When asked by Waxman if the proposed language would reduce U.S. dependence on foreign oil and slow the progression of climate change, Chu affirmed that it would.

Markey asked Chu about U.S. leadership in new energy technologies. Chu replied that the U.S. is not the leading manufacturer of technologies previously developed in the U.S. like photo voltaics and wind turbines. Chu also agreed with Markey that a 25 percent renewable energy target by 2025 was achievable.

Upton asked for clarification on the status of proposed revisions to the Department of Energy’s loan guarantee policies for nuclear building projects. Chu said that he believes nuclear power must be a part of the “energy mix,” and that DOE is working with the Office of Management and Budget on the loan issue, and with the Nuclear Regulatory Commission on licensing issues for the Westinghouse Electric Company’s AP1000 nuclear reactor. Chu also said that he intends to “use the resources of the Department of Energy to further develop nuclear technology.”

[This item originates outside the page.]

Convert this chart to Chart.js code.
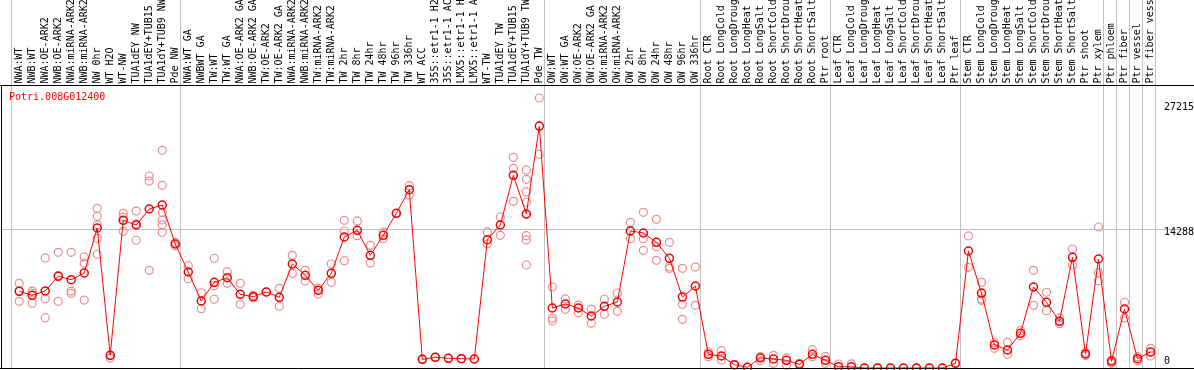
<!DOCTYPE html>
<html><head><meta charset="utf-8">
<script src="https://cdn.jsdelivr.net/npm/chart.js@4"></script>
<style>html,body{margin:0;padding:0;background:#fff;overflow:hidden}</style>
</head><body>
<canvas id="c" width="1194" height="370"></canvas>
<script>
const title = "Potri.008G012400";
const categories = [
"NWA:WT","NWB:WT","NWA:OE-ARK2","NWB:OE-ARK2","NWA:miRNA-ARK2","NWB:miRNA-ARK2","NW 0hr","WT H2O","WT-NW","TUA1dEY NW","TUA1dEY+TUB15","TUA1dY+TUB9 NW","Pde NW",
"NWA:WT GA","NWBWT GA","TW:WT","TW:WT GA","NWA:OE-ARK2 GA","NWB:OE-ARK2 GA","TW:OE-ARK2","TW:OE-ARK2 GA","NWA:miRNA-ARK2","NWB:miRNA-ARK2","TW:miRNA-ARK2","TW:miRNA-ARK2","TW 2hr","TW 8hr","TW 24hr","TW 48hr","TW 96hr","TW 336hr","WT ACC","35S::etr1-1 H2","35S::etr1-1 AC","LMX5::etr1-1 H","LMX5::etr1-1 A","WT-TW","TUA1dEY TW","TUA1dEY+TUB15","TUA1dY+TUB9 TW","Pde TW",
"OW:WT","OW:WT GA","OW:OE-ARK2","OW:OE-ARK2 GA","OW:miRNA-ARK2","OW:miRNA-ARK2","OW 2hr","OW 8hr","OW 24hr","OW 48hr","OW 96hr","OW 336hr",
"Root CTR","Root LongCold","Root LongDroug","Root LongHeat","Root LongSalt","Root ShortCold","Root ShortDrou","Root ShortHeat","Root ShortSalt","Ptr root",
"Leaf CTR","Leaf LongCold","Leaf LongDroug","Leaf LongHeat","Leaf LongSalt","Leaf ShortCold","Leaf ShortDrou","Leaf ShortHeat","Leaf ShortSalt","Ptr leaf",
"Stem CTR","Stem LongCold","Stem LongDroug","Stem LongHeat","Stem LongSalt","Stem ShortCold","Stem ShortDrou","Stem ShortHeat","Stem ShortSalt","Ptr shoot","Ptr xylem",
"Ptr phloem","Ptr fiber","Ptr vessel","Ptr fiber vess"
];
const groupSizes = [13, 28, 12, 10, 10, 11, 1, 1, 1, 1];
const means = [
7877, 7466, 7908, 9417, 9070, 9757, 14378, 1304, 15168, 14686, 16330, 16740, 12735,
9860, 6880, 8800, 9275, 7570, 7320, 7805, 7260, 10680, 9520, 7980, 9723, 13454, 14140, 11570, 13626, 15888, 18310, 890, 1100, 996, 955, 924, 13180, 14686, 19790, 15815, 24850,
6162, 6573, 6162, 5340, 6336, 6778, 14070, 13865, 12910, 11265, 7290, 8420,
1405, 1232, 340, 72, 1027, 924, 790, 380, 1405, 790,
130, 120, 0, 0, 0, 0, 0, 0, 0, 480,
12016, 7700, 2362, 1850, 3560, 8320, 6747, 4793, 11370, 1438, 11194,
688, 6060, 955, 1643
];
const replicates = [
[8700, 6850, 7900], [7900, 6650, 7700], [11300, 7120, 5170], [11880, 6850, 9500], [11880, 7900, 7670], [11400, 10750, 6980],
[16400, 15580, 13320, 11680, 14700], [1030, 1300], [15890, 14040, 15500], [16120, 13120, 14800], [19720, 19200, 10030],
[22360, 18760, 15960, 15200, 14690, 13930], [12530, 12900],
[10510, 9170], [7730, 6090], [11270, 8450, 7060], [9890, 8700], [8700, 6540], [7450, 7200], [7800], [8180, 6340],
[11570, 9720], [10030, 8940], [8200, 7600], [10680, 8800], [15170, 14070, 11020], [15100, 13590], [12600, 10780],
[13950, 13280], [15890], [18720, 17740], [890], [1100], [1000], [955], [924], [13970, 12740], [15510, 13630],
[21640, 20510, 17120], [20340, 19380, 18080, 17020, 15780, 13590, 13150, 10580], [27730, 21950],
[8320, 5100, 4830], [7090, 6030], [6450, 5680], [6030, 4590], [7060, 5520], [7700, 5820], [14960, 13280],
[15990, 13280, 12090], [15270, 12460, 11060], [12910, 10400, 10230], [10240, 6540, 5000], [10370, 6440],
[1650, 1160], [1780, 820], [280], [72], [1160, 750], [1300, 480], [1030, 280], [480], [1880, 1160], [1160, 480],
[410], [420], [0], [0], [0], [0], [0], [0], [0], [480],
[13560, 10340], [8800, 7090, 6950], [2600, 2020], [2640, 1400], [3830, 3300], [10030, 6440], [7780, 5890],
[5140, 4550], [12220, 10580], [1600, 1280], [14480, 9790, 8970],
[820, 480], [6750, 5140], [1160, 750], [2020, 1230]
];
const yTicks = [0, 14288, 27215];
const yMax = 29064;

const FONT = '"DejaVu Sans Mono", monospace';
const meanPts = means.map((v, i) => ({x: i, y: v}));
const repPts = [];
replicates.forEach((arr, i) => arr.forEach(v => repPts.push({x: i, y: v})));

const bgPlugin = {
  id: 'bg',
  beforeDatasetsDraw(chart) {
    const ctx = chart.ctx, xs = chart.scales.x, ys = chart.scales.y, W = chart.width;
    ctx.save();
    ctx.strokeStyle = '#c0c0c0';
    ctx.lineWidth = 1;
    let start = 0;
    const bounds = [];
    groupSizes.forEach(n => { bounds.push(start); start += n; });
    bounds.push(start);
    bounds.forEach(b => {
      const x = Math.round(xs.getPixelForValue(b - 0.64)) + 0.5;
      ctx.beginPath(); ctx.moveTo(x, 0); ctx.lineTo(x, 369); ctx.stroke();
    });
    const yg = Math.round(ys.getPixelForValue(yTicks[1])) + 0.5;
    ctx.beginPath(); ctx.moveTo(1, yg); ctx.lineTo(W, yg); ctx.stroke();
    ctx.restore();
  },
  afterDraw(chart) {
    const ctx = chart.ctx, xs = chart.scales.x, ys = chart.scales.y, ca = chart.chartArea, W = chart.width;
    ctx.save();
    ctx.strokeStyle = '#000';
    ctx.lineWidth = 1;
    ctx.beginPath(); ctx.moveTo(0, 85.5); ctx.lineTo(W, 85.5); ctx.stroke();
    ctx.beginPath(); ctx.moveTo(0, 368.5); ctx.lineTo(W, 368.5); ctx.stroke();
    ctx.beginPath(); ctx.moveTo(1.5, 85); ctx.lineTo(1.5, 369); ctx.stroke();
    ctx.font = '10px ' + FONT;
    ctx.fillStyle = '#000';
    ctx.textAlign = 'left';
    ctx.textBaseline = 'alphabetic';
    categories.forEach((lab, i) => {
      const x = xs.getPixelForValue(i);
      ctx.save();
      ctx.translate(Math.round(x + 2.5), 83.5);
      ctx.rotate(-Math.PI / 2);
      ctx.fillText(lab, 0, 0);
      ctx.restore();
    });
    ctx.fillStyle = '#f00';
    ctx.fillText(title, 9, 100);
    ctx.fillStyle = '#000';
    ctx.textBaseline = 'top';
    yTicks.forEach(v => {
      let y = ys.getPixelForValue(v);
      if (y > ca.bottom - 11) y = ca.bottom - 11;
      ctx.fillText(String(v), ca.right + 4, y - 1);
    });
    ctx.restore();
  }
};

new Chart(document.getElementById('c'), {
  type: 'line',
  data: {
    datasets: [
      {
        label: 'mean', data: meanPts, borderColor: '#ff0000', borderWidth: 1,
        pointRadius: 4, pointBorderWidth: 1.5, pointBorderColor: '#ee0000',
        pointBackgroundColor: 'rgba(0,0,0,0)', fill: false, tension: 0, clip: false
      },
      {
        label: 'replicates', data: repPts, showLine: false,
        pointRadius: 4, pointBorderWidth: 1.2, pointBorderColor: 'rgb(236,140,140)',
        pointBackgroundColor: 'rgba(0,0,0,0)', clip: false
      }
    ]
  },
  options: {
    responsive: false, animation: false, devicePixelRatio: 1,
    layout: {autoPadding: false, padding: {left: 1, right: 34, top: 0, bottom: 2}},
    plugins: {legend: {display: false}, tooltip: {enabled: false}, title: {display: false}},
    scales: {
      x: {
        type: 'linear', position: 'top', min: -1.4, max: 87.73,
        afterBuildTicks: s => { s.ticks = categories.map((_, i) => ({value: i})); },
        afterFit: s => { s.height = 85; s.paddingLeft = 0; s.paddingRight = 0; },
        grid: {display: false, drawTicks: false},
        border: {display: false},
        ticks: {display: false}
      },
      y: {
        display: false, min: 0, max: yMax
      }
    }
  },
  plugins: [bgPlugin]
});
</script>
</body></html>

Upton also asked if the Obama administration would support the addition of a nuclear title to the draft legislation. Chu answered that DOE plans to appoint a blue ribbon panel to develop a comprehensive plan to deal with nuclear waste, and that DOE will begin a “vigorous research and development program” to determine how to reduce the proliferation risk associated with the recycling of nuclear waste. Chu went as far as to say that, “We are trying to, as said, restart the American nuclear industry again.”